Their work explores the perceptions and politics surrounding immigration, home, domestic motifs, and identity. Using the technique of collage/montage, photo scanning, and craft to speak metaphorically about social and cultural construction, their installations invite the viewer to think about one’s own position in relation to the broader community by psychologically projecting themselves into the images. In each project they seek to explore and dissect identity using their own experience as a point of departure. For example, during Garth’s eight-month Fulbright in Mexico in 2007, their own sense of home was put into question. After being forcibly separated at the U.S. / Canada border, and after twenty-two years as a couple, they were faced with the prospect not having a home together. Underlying all of their work, are these recent experiences with immigration laws, which have threatened their sense of home.
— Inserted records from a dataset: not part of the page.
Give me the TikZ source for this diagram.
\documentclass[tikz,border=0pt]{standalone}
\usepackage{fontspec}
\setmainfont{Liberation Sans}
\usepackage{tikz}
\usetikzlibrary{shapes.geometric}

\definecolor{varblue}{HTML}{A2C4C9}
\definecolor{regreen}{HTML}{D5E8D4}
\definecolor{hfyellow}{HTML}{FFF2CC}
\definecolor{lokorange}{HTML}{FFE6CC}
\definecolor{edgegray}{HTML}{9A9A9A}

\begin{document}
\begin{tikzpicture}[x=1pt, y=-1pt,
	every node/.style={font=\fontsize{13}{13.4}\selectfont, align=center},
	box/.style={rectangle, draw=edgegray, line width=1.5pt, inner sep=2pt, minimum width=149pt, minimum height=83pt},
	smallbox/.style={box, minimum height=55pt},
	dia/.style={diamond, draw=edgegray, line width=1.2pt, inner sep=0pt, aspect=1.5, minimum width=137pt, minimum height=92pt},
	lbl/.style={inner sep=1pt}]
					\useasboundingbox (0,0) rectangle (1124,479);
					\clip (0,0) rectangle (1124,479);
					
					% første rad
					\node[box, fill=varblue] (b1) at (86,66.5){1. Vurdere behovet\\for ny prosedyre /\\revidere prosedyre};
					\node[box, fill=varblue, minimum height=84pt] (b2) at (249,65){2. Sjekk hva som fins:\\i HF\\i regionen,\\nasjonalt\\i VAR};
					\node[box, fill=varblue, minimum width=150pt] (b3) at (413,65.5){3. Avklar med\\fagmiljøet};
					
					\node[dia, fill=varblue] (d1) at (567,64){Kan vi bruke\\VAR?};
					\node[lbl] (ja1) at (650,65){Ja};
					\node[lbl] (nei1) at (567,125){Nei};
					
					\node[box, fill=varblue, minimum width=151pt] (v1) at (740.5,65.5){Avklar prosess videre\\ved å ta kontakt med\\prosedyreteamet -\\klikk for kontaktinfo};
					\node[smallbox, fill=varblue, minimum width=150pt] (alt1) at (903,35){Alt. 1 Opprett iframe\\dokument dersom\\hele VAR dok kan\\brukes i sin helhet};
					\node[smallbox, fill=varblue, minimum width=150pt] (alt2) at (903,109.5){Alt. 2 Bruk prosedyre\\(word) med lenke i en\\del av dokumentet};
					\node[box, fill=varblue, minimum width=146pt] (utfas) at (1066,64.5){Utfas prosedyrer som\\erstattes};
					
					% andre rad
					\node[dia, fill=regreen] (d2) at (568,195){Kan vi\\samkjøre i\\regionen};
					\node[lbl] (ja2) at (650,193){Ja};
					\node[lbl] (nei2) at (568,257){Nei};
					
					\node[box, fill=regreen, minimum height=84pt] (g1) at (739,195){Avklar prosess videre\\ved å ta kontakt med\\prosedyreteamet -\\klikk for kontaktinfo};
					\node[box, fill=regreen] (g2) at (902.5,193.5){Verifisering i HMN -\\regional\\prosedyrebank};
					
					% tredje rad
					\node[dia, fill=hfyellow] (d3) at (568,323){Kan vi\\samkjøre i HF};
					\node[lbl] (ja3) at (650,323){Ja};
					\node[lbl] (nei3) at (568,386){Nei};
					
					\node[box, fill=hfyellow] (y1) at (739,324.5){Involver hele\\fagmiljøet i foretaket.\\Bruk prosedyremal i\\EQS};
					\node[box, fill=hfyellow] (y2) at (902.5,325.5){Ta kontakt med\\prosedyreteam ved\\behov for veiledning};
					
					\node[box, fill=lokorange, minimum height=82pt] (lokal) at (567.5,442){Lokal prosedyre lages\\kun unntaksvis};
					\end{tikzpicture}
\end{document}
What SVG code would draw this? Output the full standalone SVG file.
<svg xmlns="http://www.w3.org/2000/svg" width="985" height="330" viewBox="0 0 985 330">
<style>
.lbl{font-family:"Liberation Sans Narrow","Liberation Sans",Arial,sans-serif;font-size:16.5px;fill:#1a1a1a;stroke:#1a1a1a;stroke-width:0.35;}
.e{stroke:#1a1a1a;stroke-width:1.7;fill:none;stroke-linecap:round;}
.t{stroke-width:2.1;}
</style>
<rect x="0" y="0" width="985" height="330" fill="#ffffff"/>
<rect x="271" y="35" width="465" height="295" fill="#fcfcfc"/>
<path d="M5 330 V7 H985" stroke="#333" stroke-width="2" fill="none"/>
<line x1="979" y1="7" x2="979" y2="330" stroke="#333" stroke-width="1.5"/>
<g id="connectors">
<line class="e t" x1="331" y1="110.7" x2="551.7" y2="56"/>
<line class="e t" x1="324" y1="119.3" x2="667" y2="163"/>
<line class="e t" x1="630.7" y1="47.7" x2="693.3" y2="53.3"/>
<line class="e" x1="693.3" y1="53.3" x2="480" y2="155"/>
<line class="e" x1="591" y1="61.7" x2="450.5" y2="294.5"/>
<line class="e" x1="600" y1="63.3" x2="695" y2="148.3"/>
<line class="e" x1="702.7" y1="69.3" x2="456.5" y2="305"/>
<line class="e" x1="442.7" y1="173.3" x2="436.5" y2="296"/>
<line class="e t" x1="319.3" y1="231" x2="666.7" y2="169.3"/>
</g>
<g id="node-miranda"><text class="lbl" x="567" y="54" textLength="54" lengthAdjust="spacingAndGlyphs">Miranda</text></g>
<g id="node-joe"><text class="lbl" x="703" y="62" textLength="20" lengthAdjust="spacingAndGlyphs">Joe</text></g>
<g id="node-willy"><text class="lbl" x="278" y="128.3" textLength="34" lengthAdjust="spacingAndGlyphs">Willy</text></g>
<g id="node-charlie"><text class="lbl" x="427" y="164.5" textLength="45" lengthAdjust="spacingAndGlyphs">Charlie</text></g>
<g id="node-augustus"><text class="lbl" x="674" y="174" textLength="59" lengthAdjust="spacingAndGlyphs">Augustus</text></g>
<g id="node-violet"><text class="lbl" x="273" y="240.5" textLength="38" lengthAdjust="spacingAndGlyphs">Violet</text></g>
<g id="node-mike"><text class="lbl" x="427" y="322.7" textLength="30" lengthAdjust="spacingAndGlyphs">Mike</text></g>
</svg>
Although legally married in Canada, the US Federal Defense of Marriage Act barred same-sex couples from all federal benefits conferred by marriage, including the right to sponsor an immigrant spouse for permanent residence. Same sex bi-national couples were often forced to separate because the U.S. government viewed them as strangers under the law.

Penetrating Cuts, installation view at the UT Arlington Art Gallery, altered pigment prints, 44” x 144.”   Description: Using the historical archive as a point of departure, this exploration was spearheaded by our collaborative investigation into the historic application and use of vintage photographs. Over the last five years we have been working side-by-side on topics ranging from domestic motifs to immigration and identity politics. For this work, we have created large-scale prints using hundreds of vintage photographs found in thrift stores and antique shops as well as personal snapshots that we have been collecting for the past 24 years. These photographs metaphorically become historical evidence of our own lost identity. Social historian Judith Gutman expressed that ‘photographs may be our most perfect cultural artifact.’ We are interested in this notion of artifact / evidence not as a means of looking at the past but an expression of the present day.
HEAD(S), installation view at the Catherine Edelman Gallery, altered pigment prints mounted on bank pins, dimensions vary.   Description: This installation is a by-product of both Cut-It-Out and Penetrating Cuts, which are scanned images of thousands of photographs and snapshots, both vintage and contemporary. In this project, we have selected to use the cut-out male faces to mount with two-inch bank pins directly into the wall. The display references the historic use photographs for scientific categorization and identification. In this context, we are reflecting on our own social construction and the fluidity of masculinity and how it is presented through portraiture.
Pátzcuaro Casita, prototype, sewn images, 53” Description: Pátzcuaro Casita is based in ideas of our own personal sense of place, separation, and dislocation. This work represents both metaphorically and literally hanging together by a thread. The physical object is a circular configuration, made up of a calendar of sewn together photographs taken over a course of four months from six windows in a small house in Pátzcuaro, Michoacán, Mexico.